Thought I'd drop in and try to spread a funny in case any of my flist needs a pick me up!
Towards the end a day at the golf course, Bruce hit his ball into the
woods and found it in a patch of pretty yellow buttercups. Trying to
get his ball back in play, he ended up thrashing just about every
buttercup in the patch.
All of a sudden, POOF!! In a flash and puff of smoke, a little old woman
appeared. She said, 'I'm Mother Nature! Do you know how long it took me
to make those buttercups? Just for doing what you have done, you won't
have any butter for your popcorn for the rest of your life: better
still, you won't have any butter for your toast for the rest of your
life... As a matter of fact, you'll never have any butter for anything
the rest of your life!!!'
Then POOF! She was gone!
After Dave recovered from the shock, he hollered for his friend, 'Fred
where are you?'
Fred yells back, 'I'm over here in the pussy willows.'
Dave shouts back, 'DON'T SWING, FRED..FOR THE LOVE OF GOD DON'T SWING!'
Things You Can Only Safely Say On Thanksgiving.................
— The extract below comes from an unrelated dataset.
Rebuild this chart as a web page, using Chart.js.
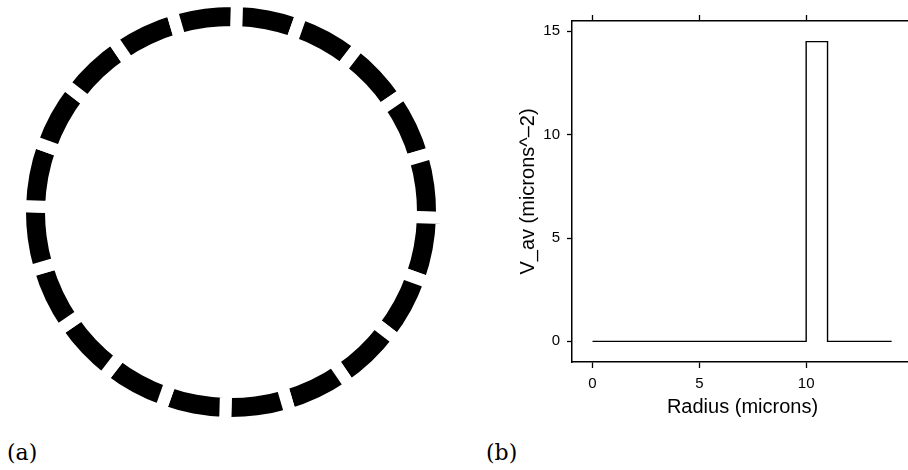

1. Talk about a huge breast!
2. Tying the legs together keeps the inside moist.
3. It's Cool Whip time!
4. If I don't undo my pants, I'll burst!
5. That's one terrific spread!
6. I'm in the mood for a little dark meat.
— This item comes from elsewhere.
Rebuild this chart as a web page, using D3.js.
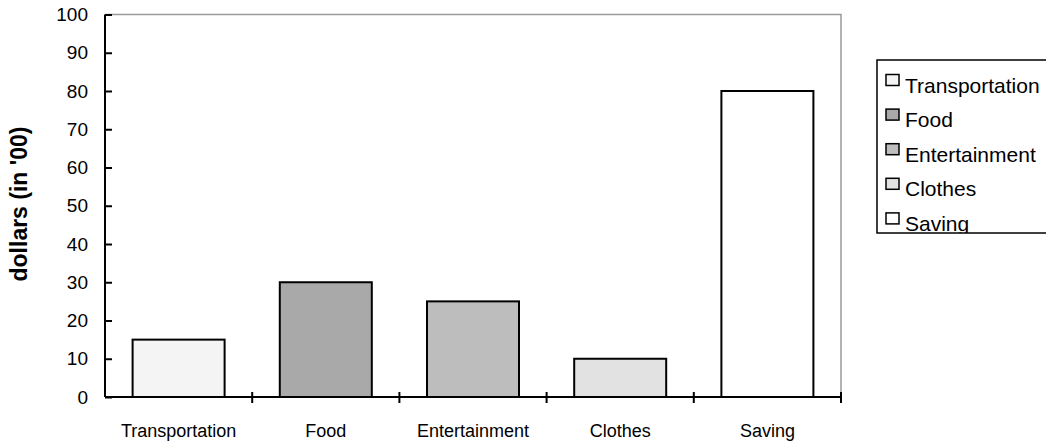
<!DOCTYPE html>
<html>
<head>
<meta charset="utf-8">
<script src="https://cdn.jsdelivr.net/npm/d3@7"></script>
<style>
  html, body { margin: 0; padding: 0; background: #fff; }
  svg { display: block; font-family: "Liberation Sans", Arial, sans-serif; }
</style>
</head>
<body>
<svg id="chart" width="1046" height="444"></svg>
<script>
// Spending categories and amounts (in hundreds of dollars)
const categories = ["Transportation", "Food", "Entertainment", "Clothes", "Saving"];
const amounts = [15, 30, 25, 10, 80];
const fills = ["#f4f4f4", "#a9a9a9", "#bdbdbd", "#e2e2e2", "#ffffff"];
const yTicks = [0, 10, 20, 30, 40, 50, 60, 70, 80, 90, 100];
const yTitle = "dollars (in '00)";

const svg = d3.select("#chart");
const plotL = 105, plotR = 841, plotT = 14.5, plotB = 397;

const x = d3.scaleBand()
  .domain(categories)
  .range([plotL, plotR])
  .paddingInner(0.375)
  .paddingOuter(0.1875);

const y = d3.scaleLinear().domain([0, 100]).range([plotB, plotT]);

// Plot frame: grey top and right edges
svg.append("path")
  .attr("d", `M${plotL},${plotT}H${plotR}V${plotB}`)
  .attr("fill", "none")
  .attr("stroke", "#9a9a9a")
  .attr("stroke-width", 1.5);

// Bars
svg.append("g").selectAll("rect")
  .data(categories)
  .join("rect")
  .attr("x", d => x(d))
  .attr("y", (d, i) => y(amounts[i]))
  .attr("width", x.bandwidth())
  .attr("height", (d, i) => y(0) - y(amounts[i]))
  .attr("fill", (d, i) => fills[i])
  .attr("stroke", "#000")
  .attr("stroke-width", 2);

// Y axis with ticks crossing the axis line
const yAxis = svg.append("g").attr("transform", `translate(${plotL},0)`)
  .call(d3.axisLeft(y).tickValues(yTicks).tickSize(8).tickPadding(9));
yAxis.select(".domain").attr("stroke", "#000").attr("stroke-width", 2)
  .attr("d", `M0,${plotT}V${plotB}`);
yAxis.selectAll(".tick line").attr("x2", 7).attr("stroke", "#000").attr("stroke-width", 2);
yAxis.selectAll(".tick text")
  .attr("fill", "#000")
  .style("font-size", "19px")
  .style("font-family", "'Liberation Sans', Arial, sans-serif");

// X axis: ticks sit on category boundaries
const step = x.step();
const boundaries = categories.map(c => x(c) + x.bandwidth() + step * x.paddingInner() / 2);
const xAxisG = svg.append("g").attr("transform", `translate(0,${plotB})`);
xAxisG.append("line")
  .attr("x1", plotL).attr("x2", plotR)
  .attr("stroke", "#000").attr("stroke-width", 2);
xAxisG.selectAll("line.tick")
  .data(boundaries)
  .join("line")
  .attr("class", "tick")
  .attr("x1", d => d).attr("x2", d => d)
  .attr("y1", -5).attr("y2", 6)
  .attr("stroke", "#000").attr("stroke-width", 2);
xAxisG.selectAll("text")
  .data(categories)
  .join("text")
  .attr("x", d => x(d) + x.bandwidth() / 2)
  .attr("y", 40)
  .attr("text-anchor", "middle")
  .style("font-size", "18px")
  .text(d => d);

// Y axis title
svg.append("text")
  .attr("transform", `translate(27,204) rotate(-90)`)
  .attr("text-anchor", "middle")
  .style("font-size", "23px")
  .style("font-weight", "bold")
  .text(yTitle);

// Legend
const legX = 877, legY = 60, legH = 173;
svg.append("defs").append("clipPath").attr("id", "legclip")
  .append("rect").attr("x", legX).attr("y", legY).attr("width", 200).attr("height", legH);
const leg = svg.append("g");
leg.append("rect")
  .attr("x", legX).attr("y", legY).attr("width", 200).attr("height", legH)
  .attr("fill", "#fff").attr("stroke", "#000").attr("stroke-width", 1.5);
const items = leg.append("g").attr("clip-path", "url(#legclip)")
  .selectAll("g").data(categories).join("g")
  .attr("transform", (d, i) => `translate(0,${92.5 + i * 34.6})`);
items.append("rect")
  .attr("x", 886).attr("y", -18).attr("width", 13).attr("height", 11)
  .attr("fill", (d, i) => fills[i])
  .attr("stroke", "#000").attr("stroke-width", 1.5);
items.append("text")
  .attr("x", 905).attr("y", 0)
  .style("font-size", "21px")
  .text(d => d);
</script>
</body>
</html>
7. Are you ready for seconds yet?
8. Its a little dry, do you still want to eat it?
9. Just wait your turn, you'll get some!
10. Don't play with your meat.
11. Just spread the legs open & stuff it in.
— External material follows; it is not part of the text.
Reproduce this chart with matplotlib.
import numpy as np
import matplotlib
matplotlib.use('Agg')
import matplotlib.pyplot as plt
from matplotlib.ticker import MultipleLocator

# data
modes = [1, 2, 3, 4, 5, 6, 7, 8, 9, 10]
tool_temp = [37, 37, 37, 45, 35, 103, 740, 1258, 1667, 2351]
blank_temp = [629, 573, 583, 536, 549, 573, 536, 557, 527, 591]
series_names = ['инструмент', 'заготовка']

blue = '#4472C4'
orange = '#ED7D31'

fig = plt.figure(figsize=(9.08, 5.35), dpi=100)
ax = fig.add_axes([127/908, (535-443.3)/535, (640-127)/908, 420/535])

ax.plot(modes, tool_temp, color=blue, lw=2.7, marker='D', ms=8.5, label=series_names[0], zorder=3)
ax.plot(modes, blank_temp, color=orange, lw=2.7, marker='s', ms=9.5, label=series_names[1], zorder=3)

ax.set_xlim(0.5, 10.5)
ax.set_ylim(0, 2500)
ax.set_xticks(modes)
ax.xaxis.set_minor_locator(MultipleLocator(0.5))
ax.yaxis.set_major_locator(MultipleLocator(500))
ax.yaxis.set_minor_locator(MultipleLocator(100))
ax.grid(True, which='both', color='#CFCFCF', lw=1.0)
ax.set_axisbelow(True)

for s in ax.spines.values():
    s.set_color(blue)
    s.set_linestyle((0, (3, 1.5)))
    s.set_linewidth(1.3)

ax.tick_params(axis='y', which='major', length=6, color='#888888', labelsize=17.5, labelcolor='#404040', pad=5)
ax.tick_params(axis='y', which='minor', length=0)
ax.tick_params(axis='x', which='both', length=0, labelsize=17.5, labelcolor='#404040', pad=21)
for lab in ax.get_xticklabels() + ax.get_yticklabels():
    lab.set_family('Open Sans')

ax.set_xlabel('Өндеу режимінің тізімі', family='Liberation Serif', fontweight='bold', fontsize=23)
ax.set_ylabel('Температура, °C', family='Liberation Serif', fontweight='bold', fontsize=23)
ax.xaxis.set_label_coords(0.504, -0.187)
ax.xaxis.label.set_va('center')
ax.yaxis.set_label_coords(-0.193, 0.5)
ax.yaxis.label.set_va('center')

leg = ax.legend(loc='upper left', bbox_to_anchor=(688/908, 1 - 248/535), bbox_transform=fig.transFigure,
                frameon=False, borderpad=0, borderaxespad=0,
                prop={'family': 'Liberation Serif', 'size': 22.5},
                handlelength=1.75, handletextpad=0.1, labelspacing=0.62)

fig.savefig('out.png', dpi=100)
12. Do you think you'll be able to handle all these people at once?
13. I didn't expect everyone to come at once!
14. You still have a little bit on your chin.
15. How long will it take after you stick it in?
16. You'll know it's ready when it pops up.
17. Wow, I didn't think I could handle all of that!
18. That's the biggest one I've ever seen!